Retype, exactly as they stand, the lines from the start of the data to the line that contains "u1--u2 and v1--v2);", both ends included. Leave the pictures out.

-- start Data lines --

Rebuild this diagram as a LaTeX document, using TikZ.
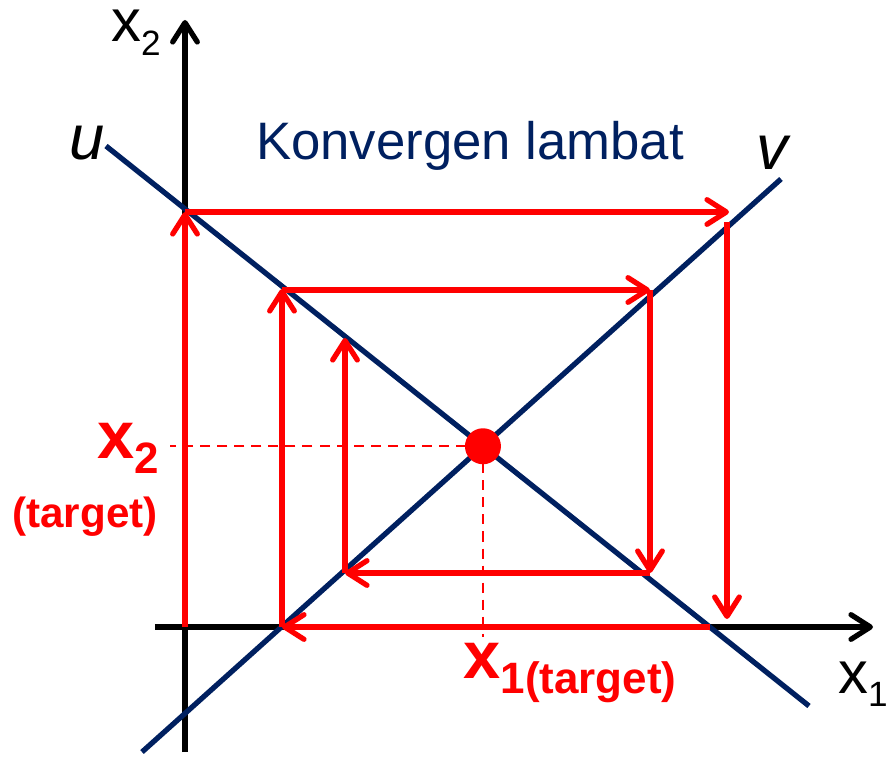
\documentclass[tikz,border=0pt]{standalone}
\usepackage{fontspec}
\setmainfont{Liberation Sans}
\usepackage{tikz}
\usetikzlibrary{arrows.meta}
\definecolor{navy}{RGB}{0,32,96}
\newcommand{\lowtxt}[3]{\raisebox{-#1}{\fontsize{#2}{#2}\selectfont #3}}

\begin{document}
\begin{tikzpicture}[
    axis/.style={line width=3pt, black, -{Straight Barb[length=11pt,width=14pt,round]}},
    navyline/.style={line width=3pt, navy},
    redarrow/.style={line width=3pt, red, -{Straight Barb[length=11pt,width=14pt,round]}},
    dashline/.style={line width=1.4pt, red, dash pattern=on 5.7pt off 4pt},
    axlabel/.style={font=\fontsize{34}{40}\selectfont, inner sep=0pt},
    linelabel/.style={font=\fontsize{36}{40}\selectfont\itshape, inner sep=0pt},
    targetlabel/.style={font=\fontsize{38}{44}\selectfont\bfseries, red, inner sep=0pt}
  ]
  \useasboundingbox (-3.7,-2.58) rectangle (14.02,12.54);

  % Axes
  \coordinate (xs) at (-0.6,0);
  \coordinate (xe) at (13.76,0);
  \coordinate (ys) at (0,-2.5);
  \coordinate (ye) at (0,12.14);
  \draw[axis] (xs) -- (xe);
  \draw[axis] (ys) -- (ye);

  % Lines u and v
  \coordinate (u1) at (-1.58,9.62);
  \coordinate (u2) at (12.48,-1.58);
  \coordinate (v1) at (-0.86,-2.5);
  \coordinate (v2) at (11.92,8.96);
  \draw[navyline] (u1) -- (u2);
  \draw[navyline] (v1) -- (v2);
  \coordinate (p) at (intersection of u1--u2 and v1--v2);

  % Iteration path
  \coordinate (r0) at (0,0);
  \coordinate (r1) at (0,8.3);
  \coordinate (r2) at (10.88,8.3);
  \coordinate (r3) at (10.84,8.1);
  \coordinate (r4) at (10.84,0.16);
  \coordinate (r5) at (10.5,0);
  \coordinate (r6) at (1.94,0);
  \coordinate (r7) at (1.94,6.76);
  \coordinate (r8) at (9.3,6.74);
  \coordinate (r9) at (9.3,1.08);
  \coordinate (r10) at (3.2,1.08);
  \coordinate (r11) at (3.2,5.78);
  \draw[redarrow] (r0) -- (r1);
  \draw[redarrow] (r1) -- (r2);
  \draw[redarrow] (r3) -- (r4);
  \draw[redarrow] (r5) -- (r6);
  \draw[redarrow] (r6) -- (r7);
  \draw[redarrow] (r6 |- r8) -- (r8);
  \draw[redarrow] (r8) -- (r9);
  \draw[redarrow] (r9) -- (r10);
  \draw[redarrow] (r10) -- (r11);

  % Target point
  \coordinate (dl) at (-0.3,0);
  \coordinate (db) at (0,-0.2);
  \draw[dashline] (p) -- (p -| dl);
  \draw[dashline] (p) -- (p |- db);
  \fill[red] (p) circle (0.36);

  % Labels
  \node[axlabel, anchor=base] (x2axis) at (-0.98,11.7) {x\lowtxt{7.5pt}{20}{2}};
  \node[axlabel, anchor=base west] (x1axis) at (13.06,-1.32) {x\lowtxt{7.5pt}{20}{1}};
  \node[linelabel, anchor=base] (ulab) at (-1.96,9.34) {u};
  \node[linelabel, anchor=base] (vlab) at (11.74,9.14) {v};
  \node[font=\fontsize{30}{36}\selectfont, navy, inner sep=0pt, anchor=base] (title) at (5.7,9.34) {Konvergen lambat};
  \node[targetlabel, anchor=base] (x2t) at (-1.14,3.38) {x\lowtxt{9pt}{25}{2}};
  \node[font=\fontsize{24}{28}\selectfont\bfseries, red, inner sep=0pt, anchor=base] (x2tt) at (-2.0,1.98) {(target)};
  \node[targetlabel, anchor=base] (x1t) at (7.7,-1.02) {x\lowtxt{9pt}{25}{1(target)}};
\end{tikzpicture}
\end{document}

-- end Data lines --

# Task response:
Rebuild this diagram as a LaTeX document, using TikZ.
\documentclass[tikz,border=0pt]{standalone}
\usepackage{fontspec}
\setmainfont{Liberation Sans}
\usepackage{tikz}
\usetikzlibrary{arrows.meta}
\definecolor{navy}{RGB}{0,32,96}
\newcommand{\lowtxt}[3]{\raisebox{-#1}{\fontsize{#2}{#2}\selectfont #3}}

\begin{document}
\begin{tikzpicture}[
    axis/.style={line width=3pt, black, -{Straight Barb[length=11pt,width=14pt,round]}},
    navyline/.style={line width=3pt, navy},
    redarrow/.style={line width=3pt, red, -{Straight Barb[length=11pt,width=14pt,round]}},
    dashline/.style={line width=1.4pt, red, dash pattern=on 5.7pt off 4pt},
    axlabel/.style={font=\fontsize{34}{40}\selectfont, inner sep=0pt},
    linelabel/.style={font=\fontsize{36}{40}\selectfont\itshape, inner sep=0pt},
    targetlabel/.style={font=\fontsize{38}{44}\selectfont\bfseries, red, inner sep=0pt}
  ]
  \useasboundingbox (-3.7,-2.58) rectangle (14.02,12.54);

  % Axes
  \coordinate (xs) at (-0.6,0);
  \coordinate (xe) at (13.76,0);
  \coordinate (ys) at (0,-2.5);
  \coordinate (ye) at (0,12.14);
  \draw[axis] (xs) -- (xe);
  \draw[axis] (ys) -- (ye);

  % Lines u and v
  \coordinate (u1) at (-1.58,9.62);
  \coordinate (u2) at (12.48,-1.58);
  \coordinate (v1) at (-0.86,-2.5);
  \coordinate (v2) at (11.92,8.96);
  \draw[navyline] (u1) -- (u2);
  \draw[navyline] (v1) -- (v2);
  \coordinate (p) at (intersection of u1--u2 and v1--v2);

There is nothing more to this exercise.